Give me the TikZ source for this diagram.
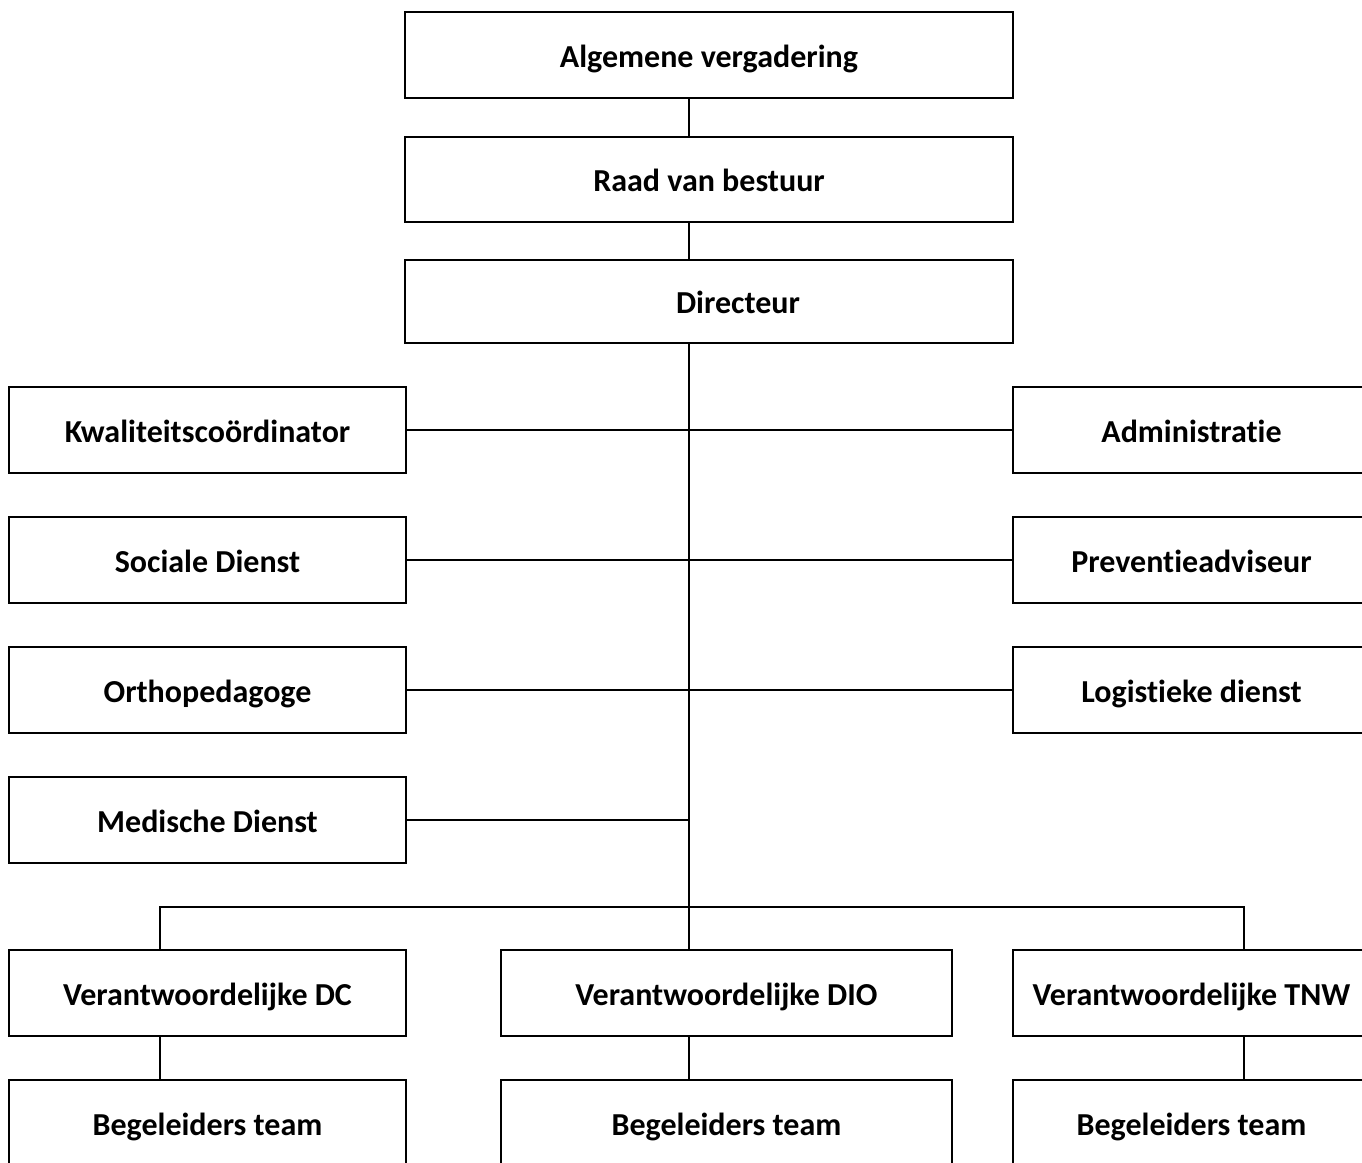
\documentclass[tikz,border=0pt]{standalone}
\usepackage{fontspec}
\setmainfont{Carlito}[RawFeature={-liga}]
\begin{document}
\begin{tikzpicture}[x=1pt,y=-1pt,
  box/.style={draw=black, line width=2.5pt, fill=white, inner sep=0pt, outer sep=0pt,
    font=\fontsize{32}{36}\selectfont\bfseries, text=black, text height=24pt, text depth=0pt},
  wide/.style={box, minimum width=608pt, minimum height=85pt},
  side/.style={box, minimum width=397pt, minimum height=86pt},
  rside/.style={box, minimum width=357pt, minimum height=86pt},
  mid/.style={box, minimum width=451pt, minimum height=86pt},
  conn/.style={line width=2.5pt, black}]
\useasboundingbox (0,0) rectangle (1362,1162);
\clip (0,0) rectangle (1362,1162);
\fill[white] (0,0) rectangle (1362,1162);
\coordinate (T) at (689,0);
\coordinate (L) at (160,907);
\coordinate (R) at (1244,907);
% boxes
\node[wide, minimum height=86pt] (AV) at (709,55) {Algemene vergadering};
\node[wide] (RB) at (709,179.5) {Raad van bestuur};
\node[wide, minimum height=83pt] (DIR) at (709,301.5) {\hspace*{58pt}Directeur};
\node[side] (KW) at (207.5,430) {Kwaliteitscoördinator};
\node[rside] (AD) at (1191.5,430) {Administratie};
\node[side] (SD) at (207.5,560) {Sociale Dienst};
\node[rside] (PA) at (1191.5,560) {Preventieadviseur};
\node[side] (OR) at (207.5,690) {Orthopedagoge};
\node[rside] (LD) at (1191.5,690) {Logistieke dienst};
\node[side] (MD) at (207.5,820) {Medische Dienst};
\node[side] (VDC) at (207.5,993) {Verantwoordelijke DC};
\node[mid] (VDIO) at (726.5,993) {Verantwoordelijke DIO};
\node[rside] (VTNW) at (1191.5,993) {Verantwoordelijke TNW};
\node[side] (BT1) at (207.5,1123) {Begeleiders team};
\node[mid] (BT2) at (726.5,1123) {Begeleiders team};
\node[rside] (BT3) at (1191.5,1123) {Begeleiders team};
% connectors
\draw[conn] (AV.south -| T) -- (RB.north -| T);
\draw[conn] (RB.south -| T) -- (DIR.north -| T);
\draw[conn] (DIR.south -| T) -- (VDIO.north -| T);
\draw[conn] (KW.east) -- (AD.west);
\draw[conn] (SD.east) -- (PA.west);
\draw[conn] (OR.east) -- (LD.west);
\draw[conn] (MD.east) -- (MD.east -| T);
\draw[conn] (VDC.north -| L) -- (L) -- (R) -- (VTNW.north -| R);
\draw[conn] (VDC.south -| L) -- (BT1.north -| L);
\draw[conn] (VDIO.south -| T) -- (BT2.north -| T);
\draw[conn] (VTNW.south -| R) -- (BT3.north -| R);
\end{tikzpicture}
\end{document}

**Work to complete**.
Make an exact copy of the listing above. Do not include the pictures.

**In response**.
Give me the TikZ source for this diagram.
\documentclass[tikz,border=0pt]{standalone}
\usepackage{fontspec}
\setmainfont{Carlito}[RawFeature={-liga}]
\begin{document}
\begin{tikzpicture}[x=1pt,y=-1pt,
  box/.style={draw=black, line width=2.5pt, fill=white, inner sep=0pt, outer sep=0pt,
    font=\fontsize{32}{36}\selectfont\bfseries, text=black, text height=24pt, text depth=0pt},
  wide/.style={box, minimum width=608pt, minimum height=85pt},
  side/.style={box, minimum width=397pt, minimum height=86pt},
  rside/.style={box, minimum width=357pt, minimum height=86pt},
  mid/.style={box, minimum width=451pt, minimum height=86pt},
  conn/.style={line width=2.5pt, black}]
\useasboundingbox (0,0) rectangle (1362,1162);
\clip (0,0) rectangle (1362,1162);
\fill[white] (0,0) rectangle (1362,1162);
\coordinate (T) at (689,0);
\coordinate (L) at (160,907);
\coordinate (R) at (1244,907);
% boxes
\node[wide, minimum height=86pt] (AV) at (709,55) {Algemene vergadering};
\node[wide] (RB) at (709,179.5) {Raad van bestuur};
\node[wide, minimum height=83pt] (DIR) at (709,301.5) {\hspace*{58pt}Directeur};
\node[side] (KW) at (207.5,430) {Kwaliteitscoördinator};
\node[rside] (AD) at (1191.5,430) {Administratie};
\node[side] (SD) at (207.5,560) {Sociale Dienst};
\node[rside] (PA) at (1191.5,560) {Preventieadviseur};
\node[side] (OR) at (207.5,690) {Orthopedagoge};
\node[rside] (LD) at (1191.5,690) {Logistieke dienst};
\node[side] (MD) at (207.5,820) {Medische Dienst};
\node[side] (VDC) at (207.5,993) {Verantwoordelijke DC};
\node[mid] (VDIO) at (726.5,993) {Verantwoordelijke DIO};
\node[rside] (VTNW) at (1191.5,993) {Verantwoordelijke TNW};
\node[side] (BT1) at (207.5,1123) {Begeleiders team};
\node[mid] (BT2) at (726.5,1123) {Begeleiders team};
\node[rside] (BT3) at (1191.5,1123) {Begeleiders team};
% connectors
\draw[conn] (AV.south -| T) -- (RB.north -| T);
\draw[conn] (RB.south -| T) -- (DIR.north -| T);
\draw[conn] (DIR.south -| T) -- (VDIO.north -| T);
\draw[conn] (KW.east) -- (AD.west);
\draw[conn] (SD.east) -- (PA.west);
\draw[conn] (OR.east) -- (LD.west);
\draw[conn] (MD.east) -- (MD.east -| T);
\draw[conn] (VDC.north -| L) -- (L) -- (R) -- (VTNW.north -| R);
\draw[conn] (VDC.south -| L) -- (BT1.north -| L);
\draw[conn] (VDIO.south -| T) -- (BT2.north -| T);
\draw[conn] (VTNW.south -| R) -- (BT3.north -| R);
\end{tikzpicture}
\end{document}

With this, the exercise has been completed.